Alright so what that means is that the resistor is over here, and the single resistor over here which was 5 ohm resistor is really just a wire now because there's no current going through it. Alright so the only circuit that's actually carrying current is now this circuit. Notice that now the 1 ohm light bulb does take current because now the capacitors are full. So that means that this 7 Farad branch which was accessible before is no longer accessible to the current. So that means that the amount of current that is actually flowing through these light bulbs here will be, well it's series right 1+3 is 4, 12 divided by 4 is 3 so that means that I'll have 3 amps going through my 1 ohm and my 3 ohm resistor in steady state after a long time has passed. Alright so how much power is being used? Well the power for the 3 ohm is going to be i squared r, 3 squared times 3 is 27 watts. What about the power for the 1 ohm resistor? Well i squared r so this one is going to be 9 watts, so that means that the total power that's being supplied by the battery after a long time is 36 watts.
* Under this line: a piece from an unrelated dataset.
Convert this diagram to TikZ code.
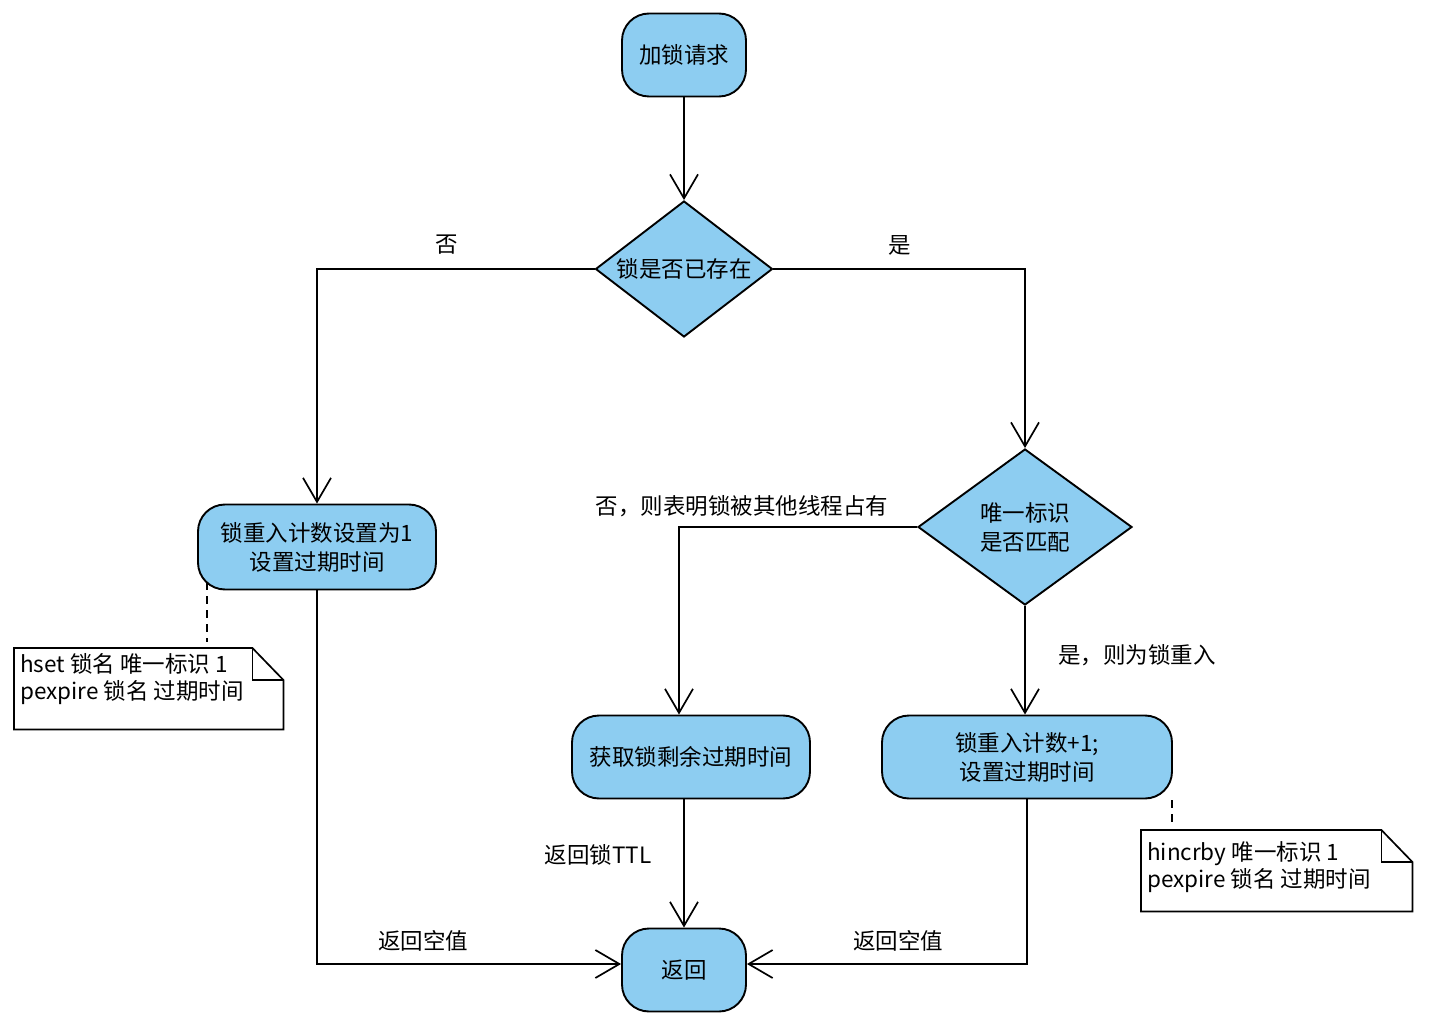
\documentclass[tikz,border=0pt]{standalone}
\usepackage{fontspec}
\setmainfont{Noto Sans CJK SC}
\usetikzlibrary{shapes.geometric,arrows.meta,calc}
\definecolor{boxblue}{RGB}{141,205,241}
\begin{document}
\begin{tikzpicture}[x=1pt,y=-1pt,
  every node/.style={font=\fontsize{22.5}{29}\selectfont},
  rbox/.style={draw=black,line width=1.9pt,fill=boxblue,rounded corners=27pt,inner sep=0pt,align=center},
  dbox/.style={draw=black,line width=1.9pt,fill=boxblue,diamond,inner sep=0pt,align=center},
  conn/.style={line width=1.7pt,-{Straight Barb[length=24pt,width=28pt,line width=1.7pt]}},
  lbl/.style={inner sep=0pt},
  notebox/.style={draw=none,minimum width=269pt,minimum height=81pt,inner sep=0pt},
  notetext/.style={inner sep=0pt,align=left,font=\fontsize{22.5}{27}\selectfont},
  noteline/.style={line width=1.7pt},
  dashline/.style={line width=1.9pt,dash pattern=on 8pt off 6pt}
]
\useasboundingbox (0,0) rectangle (1441,1016);
\fill[white] (0,0) rectangle (1441,1016);

% nodes
\node[rbox,minimum width=124pt,minimum height=83pt] (start) at (684,55) {加锁请求};
\node[dbox,aspect=1.3,minimum width=177pt,minimum height=136pt] (d1) at (684,269) {锁是否已存在};
\node[rbox,minimum width=238pt,minimum height=85pt] (b1) at (317,547) {锁重入计数设置为1\\设置过期时间};
\node[dbox,aspect=1.37,minimum width=214pt,minimum height=156pt] (d2) at (1025,527) {唯一标识\\是否匹配};
\node[rbox,minimum width=238pt,minimum height=83pt] (g) at (691,757) {获取锁剩余过期时间};
\node[rbox,minimum width=290pt,minimum height=83pt] (r) at (1027,757) {锁重入计数+1;\\设置过期时间};
\node[rbox,minimum width=124pt,minimum height=83pt] (ret) at (684,970) {返回};

% notes
\node[notebox,anchor=north west] (n1) at (14,648) {};
\draw[noteline] (n1.north west) -- ($(n1.north east)+(-31,0)$) -- ($(n1.north east)+(0,32)$) -- (n1.south east) -- (n1.south west) -- cycle;
\draw[noteline] ($(n1.north east)+(-31,0)$) -- ($(n1.north east)+(-31,32)$) -- ($(n1.north east)+(0,32)$);
\node[notetext,anchor=north west] (n1t) at (20,653) {hset 锁名 唯一标识 1\\pexpire 锁名 过期时间};

\node[notebox,minimum width=271pt,anchor=north west] (n2) at (1141,830) {};
\draw[noteline] (n2.north west) -- ($(n2.north east)+(-31,0)$) -- ($(n2.north east)+(0,32)$) -- (n2.south east) -- (n2.south west) -- cycle;
\draw[noteline] ($(n2.north east)+(-31,0)$) -- ($(n2.north east)+(-31,32)$) -- ($(n2.north east)+(0,32)$);
\node[notetext,anchor=north west] (n2t) at (1147,841) {hincrby 唯一标识 1\\pexpire 锁名 过期时间};

% dashed links to notes
\coordinate (c1a) at (207,582);
\coordinate (c1b) at (207,642);
\draw[dashline] (c1a) -- (c1b);
\coordinate (c2a) at (1172,800);
\coordinate (c2b) at (1172,826);
\draw[dashline] (c2a) -- (c2b);

% connectors
\draw[conn] (start) -- (d1);
\draw[conn] (d1.west) -| (b1.north);
\draw[conn] (d1.east) -| (d2.north);
\draw[conn] (d2.west) -| ($(g.north)+(-12,0)$);
\draw[conn] (d2.south) -- (d2.south |- r.north);
\draw[conn] (ret.north |- g.south) -- (ret.north);
\draw[conn] (b1.south) |- ($(ret.west)+(0,-6)$);
\draw[conn] (r.south) |- ($(ret.east)+(0,-6)$);

% labels
\node[lbl] (l1) at (447,245) {否};
\node[lbl] (l2) at (900,245) {是};
\node[lbl] (l3) at (742,506) {否，则表明锁被其他线程占有};
\node[lbl] (l4) at (1137,655) {是，则为锁重入};
\node[lbl] (l5) at (598,855) {返回锁TTL};
\node[lbl] (l6) at (423,941) {返回空值};
\node[lbl] (l7) at (898,941) {返回空值};
\end{tikzpicture}
\end{document}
Initially it was supplying 48 watts so now it's not supplying as much power and that's because it doesn't have to feed the capacitors anymore. The capacitors have already taken all the power that they need. Alright how much energy is stored in all these capacitors? Well it's really not a difficult question to answer all we need to do is combine them as we have before so we'll start with the 3 and the 7, 3+7 is 10 so we'll have a 15 and a 10 in series and we know that 15 inverse, 10 inverse is 6 inverse so that means that this capacitor network is really just a single capacitor with a capacitance of 6 Farads. Alright if I've got 6 Farads across it potential difference across there has got to be the same as the potential difference across the 1 ohm resistor. Well with 3 amps of current the potential difference across a 1 ohm resistor will be 3 volts. So that means that I've got 3 volts across a 6 Farad capacitor so the amount of charge that I have stored on this capacitor is 6 times 3 which 18 Coulomb's. So we got 18 Coulomb's here and then we got 18 Coulomb's is the sum here. So what we would need to do is find the potential difference across the 15 just by doing q over c right 18 over 15 we'll subtract that from the total 3 and then we'll say "that potential difference has to be the same as these."
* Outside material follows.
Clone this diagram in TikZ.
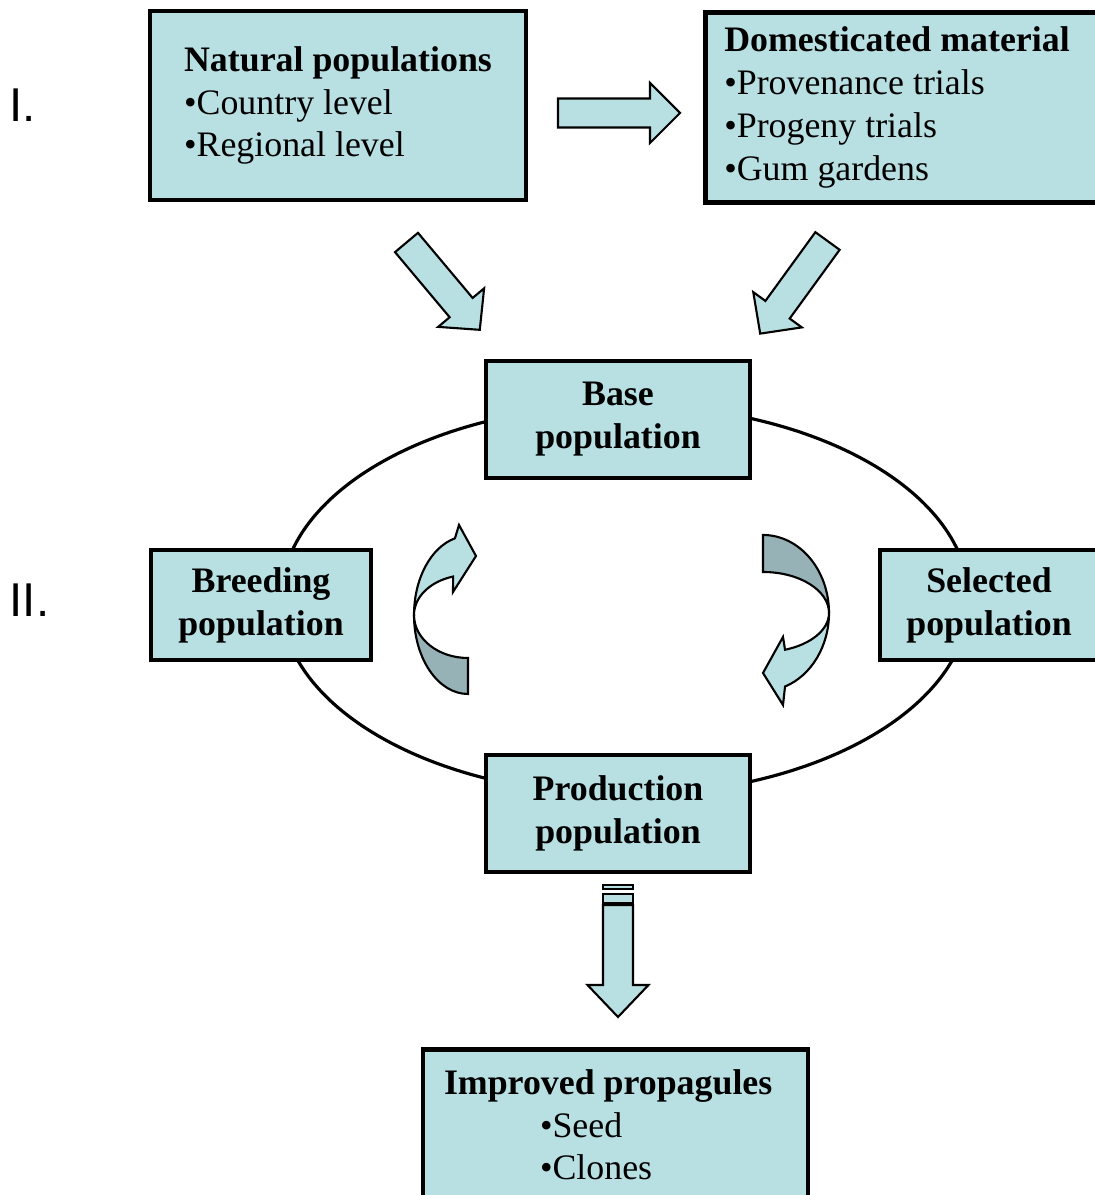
\documentclass[tikz,border=0pt]{standalone}
\usepackage{fontspec}
\setmainfont{Liberation Serif}
\newfontfamily\stagefont{Liberation Sans}
\definecolor{cyclefill}{HTML}{B8E0E3}
\definecolor{cycleshade}{HTML}{96B2B6}

\begin{document}
\begin{tikzpicture}[x=1cm,y=1cm,
    stagebox/.style={draw,line width=1.3pt,fill=cyclefill,inner sep=0pt,
      font=\fontsize{10.2}{12.2}\selectfont},
    headbox/.style={stagebox,font=\fontsize{10.2}{12.2}\selectfont\bfseries,align=center},
    stagelabel/.style={anchor=base west,inner sep=0pt,
      font=\stagefont\fontsize{13.5}{16}\selectfont},
    fatarrow/.style={draw,line width=.6pt,fill=cyclefill,line join=miter},
    twistback/.style={draw,line width=.6pt,fill=cycleshade},
    cycleline/.style={draw,line width=.9pt}]
    \useasboundingbox (0,0) rectangle (10.95,11.95);

    % breeding cycle
    \draw[cycleline] (6.25,5.95) ellipse [x radius=3.44,y radius=1.95];

    % stage labels
    \node[stagelabel] (stageone) at (.09,10.73) {I.};
    \node[stagelabel] (stagetwo) at (.09,5.78) {II.};

    % sources
    \node[stagebox,minimum width=3.76cm,minimum height=1.89cm,align=left]
      (natural) at (3.38,10.895)
      {\textbf{Natural populations}\\•Country level\\•Regional level};
    \node[stagebox,anchor=north west,minimum height=1.90cm,
      text width=3.9cm,inner xsep=.19cm,align=flush left] (domestic) at (7.03,11.85)
      {\textbf{Domesticated material}\\•Provenance trials\\•Progeny trials\\•Gum gardens};

    % populations
    \node[headbox,minimum width=2.64cm,minimum height=1.17cm] (base) at (6.18,7.755)
      {Base\\population};
    \node[headbox,minimum width=2.20cm,minimum height=1.10cm] (breeding) at (2.61,5.90)
      {Breeding\\population};
    \node[headbox,minimum width=2.18cm,minimum height=1.10cm] (selected) at (9.89,5.90)
      {Selected\\population};
    \node[headbox,minimum width=2.64cm,minimum height=1.17cm] (production) at (6.18,3.815)
      {Production\\population};
    \node[stagebox,anchor=north,minimum width=3.85cm,text width=3.43cm,
      inner ysep=.2cm,align=flush left] (improved) at (6.155,1.48)
      {\textbf{Improved propagules}\\\hspace*{.96cm}•Seed\\
       \hspace*{.96cm}•Clones\rule[-.6cm]{0pt}{.6cm}};

    % block arrows
    \draw[fatarrow,shift={(5.58,10.82)}] (0,-.145) -- (.92,-.145) -- (.92,-.30)
      -- (1.22,0) -- (.92,.30) -- (.92,.145) -- (0,.145) -- cycle;
    \draw[fatarrow,shift={(4.065,9.525)},rotate=-50] (0,-.15) -- (.85,-.15)
      -- (.85,-.30) -- (1.14,0) -- (.85,.30) -- (.85,.15) -- (0,.15) -- cycle;
    \draw[fatarrow,shift={(8.275,9.54)},rotate=-126] (0,-.15) -- (.85,-.15)
      -- (.85,-.30) -- (1.145,0) -- (.85,.30) -- (.85,.15) -- (0,.15) -- cycle;
    \draw[fatarrow,shift={(6.18,2.90)},rotate=-90] (0,-.15) -- (.80,-.15)
      -- (.80,-.305) -- (1.12,0) -- (.80,.305) -- (.80,.15) -- (0,.15) -- cycle;
    \draw[fatarrow] (6.03,3.06) rectangle (6.33,3.10);
    \draw[fatarrow] (6.03,2.92) rectangle (6.33,3.01);

    % twisted arrows inside the cycle
    \begin{scope}[shift={(4.68,5.80)}]
      \draw[twistback] (0,-.43) -- (0,-.79)
        arc[start angle=270,end angle=180,x radius=.54,y radius=.79]
        arc[start angle=180,end angle=270,x radius=.54,y radius=.43] -- cycle;
      \draw[fatarrow] (-.54,0)
        arc[start angle=180,end angle=104,x radius=.54,y radius=.79]
        -- (-.09,.90) -- (.08,.59) -- (-.15,.23) -- (106:.54 and .40)
        arc[start angle=106,end angle=180,x radius=.54,y radius=.40] -- cycle;
    \end{scope}
    \begin{scope}[shift={(7.63,5.82)}]
      \draw[twistback] (0,.78)
        arc[start angle=90,end angle=0,x radius=.66,y radius=.78]
        arc[start angle=0,end angle=90,x radius=.66,y radius=.41] -- cycle;
      \draw[fatarrow] (.66,0)
        arc[start angle=0,end angle=-70.5,x radius=.66,y radius=.78]
        -- (.20,-.92) -- (0,-.60) -- (.20,-.24) -- (-70.5:.66 and .39)
        arc[start angle=-70.5,end angle=0,x radius=.66,y radius=.39] -- cycle;
    \end{scope}
  \end{tikzpicture}
\end{document}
Alright I'll let you do that on your own it's not a difficult task but you might want to use a calculator. Alright now there's one other type of resistor capacitors circuit that I just want to mention briefly and that's the situation where we're actually using the capacitor to drive the current. So we start off with the capacitor that is charged not uncharged so now I have a circuit that doesn't even have a battery, it's just using a capacitor to drive everything. So I've a bunch of positive charge here, negative charge here and that's going to discharge so it's going to go around that way. Well how much current initially is going to flow? Well if I want to know the potential difference I'll say it's charge over capacitance. 12 divided by 6 is 2 so this is 2 volts initially, 2 volts over 2 ohms gives you a 1 amp current. Alright now that 1 amp current is only the initial current, so the idea is that initially I have 1 amp but then the potential difference is going to go down because I'm starting to discharge the positive charge is going to go on the other side meaning the electrons are going the other way but we'll ignore that for the moment. So really this current is going to go down in fact it turns out that it goes down exponentially in time like that.
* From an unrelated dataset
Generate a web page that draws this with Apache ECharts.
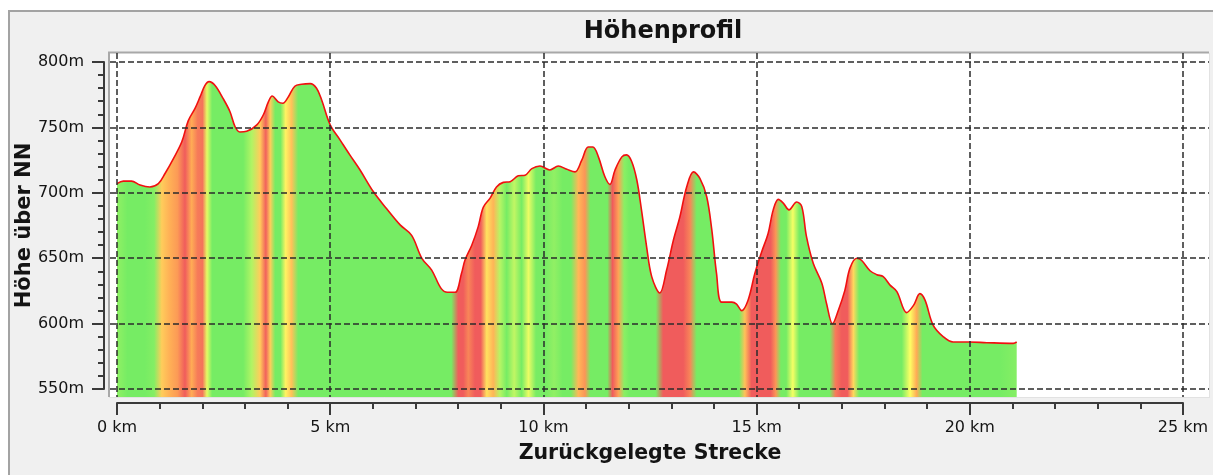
<!DOCTYPE html>
<html>
<head>
<meta charset="utf-8">
<title>Höhenprofil</title>
<script src="https://cdn.jsdelivr.net/npm/echarts@6/dist/echarts.min.js"></script>
<style>
  html, body { margin: 0; padding: 0; background: #fff; }
  #chart { width: 1227px; height: 475px; }
</style>
</head>
<body>
<div id="chart"></div>
<script>
// distance along the track (km) and elevation (m)
const distKm = [
  0.00, 0.15, 0.34, 0.54, 0.77, 0.97, 1.13, 1.32, 1.52, 1.67, 1.83, 1.95, 2.06, 2.16, 2.30,
  2.49, 2.65, 2.77, 2.88, 3.04, 3.28, 3.43, 3.55, 3.64, 3.78, 3.89, 4.02, 4.17, 4.33, 4.53,
  4.68, 4.80, 5.00, 5.23, 5.46, 5.70, 6.01, 6.32, 6.64, 6.91, 7.15, 7.38, 7.60, 7.75, 7.93,
  8.08, 8.16, 8.32, 8.47, 8.59, 8.75, 8.90, 9.06, 9.22, 9.41, 9.57, 9.73, 9.92, 10.15, 10.35,
  10.55, 10.74, 10.90, 11.05, 11.16, 11.29, 11.44, 11.56, 11.68, 11.84, 11.95, 12.07, 12.19, 12.30, 12.42,
  12.54, 12.73, 12.89, 13.05, 13.20, 13.36, 13.52, 13.67, 13.83, 13.95, 14.06, 14.18, 14.42, 14.53, 14.65,
  14.80, 14.96, 15.12, 15.27, 15.39, 15.51, 15.63, 15.76, 15.94, 16.06, 16.17, 16.33, 16.53, 16.64, 16.78,
  16.92, 17.07, 17.19, 17.35, 17.46, 17.66, 17.82, 17.97, 18.13, 18.29, 18.52, 18.68, 18.83, 18.95, 19.14,
  19.38, 19.61, 20.00, 20.40, 21.02, 21.10
]
const elevM = [
  707, 709, 709, 706, 704.5, 707, 715, 726, 739, 755, 764.5, 773.5, 782, 785, 782,
  772, 762, 750.5, 746.5, 747, 752, 759.5, 769.5, 774, 769.5, 768.5, 773.5, 781.5, 783, 783.5,
  780, 771, 752, 740.5, 729, 717.5, 701, 688, 675.5, 667.5, 650, 641, 627, 624, 624,
  638.5, 648.5, 660, 674, 689, 696, 704.5, 708, 708.5, 713, 713.5, 718.5, 720.5, 717.5, 720.5,
  718, 716, 725, 735, 735, 727.5, 712.5, 706.5, 717.5, 727.5, 729, 724, 710, 687, 659,
  636, 623.5, 641, 664, 681.5, 704.5, 716, 711, 697, 671.5, 638.5, 616.5, 616.5, 615, 610,
  618, 638.5, 655, 669, 687, 695, 692, 687, 693, 689.5, 666.5, 646, 631, 615.5, 600,
  610.5, 625.5, 642.5, 650, 648.5, 640.5, 637.5, 636, 629.5, 624.5, 608.5, 614, 623, 618, 599,
  590, 586, 586, 585.5, 585, 586
]
const xTicks = [0, 5, 10, 15, 20, 25]
const yTicks = [550, 600, 650, 700, 750, 800]

const fontFamily = 'DejaVu Sans'
const textColor = '#141414'
const gridDash = { color: '#2b2b2b', width: 1.5, type: [6, 3] }

// colour of the fill follows the climbing grade (%)
const green = [118, 236, 100]
const yellow = [255, 255, 100]
const orange = [255, 170, 85]
const red = [240, 92, 92]

function mix(a, b, t) {
  t = Math.max(0, Math.min(1, t))
  return a.map((v, i) => Math.round(v + (b[i] - v) * t))
}

function gradeColor(g) {
  let c
  if (g <= 1) c = green
  else if (g <= 3.5) c = mix(green, yellow, (g - 1) / 2.5)
  else if (g <= 6) c = mix(yellow, orange, (g - 3.5) / 2.5)
  else c = mix(orange, red, (g - 6) / 2.5)
  return 'rgb(' + c.join(',') + ')'
}

const lastKm = distKm[distKm.length - 1]
const stops = []
for (let i = 0; i < distKm.length - 1; i++) {
  const dx = (distKm[i + 1] - distKm[i]) * 1000
  const grade = ((elevM[i + 1] - elevM[i]) / dx) * 100
  const mid = (distKm[i] + distKm[i + 1]) / 2 / lastKm
  if (i === 0) stops.push({ offset: 0, color: gradeColor(grade) })
  stops.push({ offset: mid, color: gradeColor(grade) })
  if (i === distKm.length - 2) stops.push({ offset: 1, color: gradeColor(grade) })
}

const profile = distKm.map((d, i) => [d, elevM[i]])

const chart = echarts.init(document.getElementById('chart'), null, { renderer: 'canvas' })

const hidden = { axisLine: { show: false, onZero: false }, axisTick: { show: false }, axisLabel: { show: false } }
const gridBase = { outerBoundsMode: 'none', containLabel: false }

chart.setOption({
  backgroundColor: '#ffffff',
  animation: false,
  textStyle: { fontFamily },
  title: {
    text: 'Höhenprofil',
    left: 658,
    top: 15,
    textAlign: 'center',
    textStyle: { fontFamily, fontSize: 24, fontWeight: 'bold', color: textColor },
  },
  graphic: [
    // outer panel
    { type: 'rect', z: -20, shape: { x: 8, y: 10, width: 1205, height: 470 }, style: { fill: '#f0f0f0' } },
    { type: 'line', z: -19, shape: { x1: 8, y1: 11, x2: 1213, y2: 11 }, style: { stroke: '#a3a3a3', lineWidth: 2 } },
    { type: 'line', z: -19, shape: { x1: 9, y1: 10, x2: 9, y2: 475 }, style: { stroke: '#a3a3a3', lineWidth: 2 } },
    // plot area
    { type: 'rect', z: -18, shape: { x: 109, y: 52, width: 1100, height: 345 }, style: { fill: '#ffffff' } },
    { type: 'line', z: -17, shape: { x1: 108, y1: 52.5, x2: 1209, y2: 52.5 }, style: { stroke: '#a8a8a8', lineWidth: 2 } },
    { type: 'line', z: -17, shape: { x1: 109, y1: 52, x2: 109, y2: 397 }, style: { stroke: '#a8a8a8', lineWidth: 2 } },
    { type: 'line', z: -17, shape: { x1: 1209.5, y1: 53, x2: 1209.5, y2: 397 }, style: { stroke: '#e2e2e2', lineWidth: 1 } },
    { type: 'line', z: -17, shape: { x1: 109, y1: 397.5, x2: 1210, y2: 397.5 }, style: { stroke: '#e2e2e2', lineWidth: 1 } },
  ],
  grid: [
    // visible axes
    { ...gridBase, left: 117, top: 62, width: 1066, height: 327 },
    // horizontal dashed lines across the whole plot
    { ...gridBase, left: 110, top: 62, width: 1099, height: 327 },
    // vertical dashed lines
    { ...gridBase, left: 117, top: 53, width: 1066, height: 344 },
    // the profile itself, filled down to the plot bottom
    { ...gridBase, left: 117, top: 62, width: 1066, height: 335 },
  ],
  xAxis: [
    {
      type: 'value',
      gridIndex: 0,
      min: xTicks[0],
      max: xTicks[xTicks.length - 1],
      interval: 5,
      offset: 14,
      name: 'Zurückgelegte Strecke',
      nameLocation: 'middle',
      nameGap: 40,
      nameMoveOverlap: false,
      nameTextStyle: { fontFamily, fontSize: 20.5, fontWeight: 'bold', color: textColor },
      axisLine: { onZero: false, lineStyle: { color: '#3a3a3a', width: 2 } },
      axisTick: { length: 12, lineStyle: { color: '#3a3a3a', width: 2 } },
      minorTick: { show: true, splitNumber: 5, length: 6, lineStyle: { color: '#3a3a3a', width: 2 } },
      axisLabel: {
        margin: 17,
        fontFamily,
        fontSize: 16,
        color: textColor,
        formatter: (v) => v + ' km',
      },
      splitLine: { show: false },
    },
    { type: 'value', gridIndex: 1, min: 0, max: 1, show: true, ...hidden, splitLine: { show: false } },
    {
      type: 'value',
      gridIndex: 2,
      min: xTicks[0],
      max: xTicks[xTicks.length - 1],
      interval: 5,
      z: 5,
      ...hidden,
      splitLine: { show: true, lineStyle: gridDash },
    },
    { type: 'value', gridIndex: 3, min: 0, max: 25, show: false },
  ],
  yAxis: [
    {
      type: 'value',
      gridIndex: 0,
      min: yTicks[0],
      max: yTicks[yTicks.length - 1],
      interval: 50,
      offset: 13,
      name: 'Höhe über NN',
      nameLocation: 'middle',
      nameGap: 69,
      nameMoveOverlap: false,
      nameTextStyle: { fontFamily, fontSize: 21, fontWeight: 'bold', color: textColor },
      axisLine: { show: true, onZero: false, lineStyle: { color: '#3a3a3a', width: 2 } },
      axisTick: { show: true, length: 12, lineStyle: { color: '#3a3a3a', width: 2 } },
      minorTick: { show: true, splitNumber: 5, length: 6, lineStyle: { color: '#3a3a3a', width: 2 } },
      axisLabel: {
        margin: 20,
        fontFamily,
        fontSize: 16,
        color: textColor,
        formatter: (v) => v + 'm',
      },
      splitLine: { show: false },
    },
    {
      type: 'value',
      gridIndex: 1,
      min: yTicks[0],
      max: yTicks[yTicks.length - 1],
      interval: 50,
      z: 5,
      ...hidden,
      splitLine: { show: true, lineStyle: gridDash },
    },
    { type: 'value', gridIndex: 2, min: 0, max: 1, show: true, ...hidden, splitLine: { show: false } },
    { type: 'value', gridIndex: 3, min: 544, max: 800, show: false },
  ],
  series: [
    {
      name: 'Höhe',
      type: 'line',
      xAxisIndex: 3,
      yAxisIndex: 3,
      data: profile,
      smooth: 0.35,
      symbol: 'none',
      z: 2,
      lineStyle: { color: '#f01010', width: 1.6 },
      areaStyle: {
        opacity: 1,
        origin: 'start',
        color: { type: 'linear', x: 0, y: 0, x2: 1, y2: 0, colorStops: stops },
      },
    },
  ],
})
</script>
</body>
</html>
Alright so that's actually what we'll also happen in our previous circuit, remember that we started off over in our circuit with 48 watts going through the 3 ohm resistor. 48 watts so it was bright and then after a long time only 27 watts through the 3 ohm resistor. So we're going to have some sort of an exponential decay from 48 to 27 at the same time our 1 ohm resistor starts off at 0 nobody is going through it because it was short circuited and it ends with 9 watts so that's going to be an exponential increase from 0 to 9 and that's the way that RC circuits work.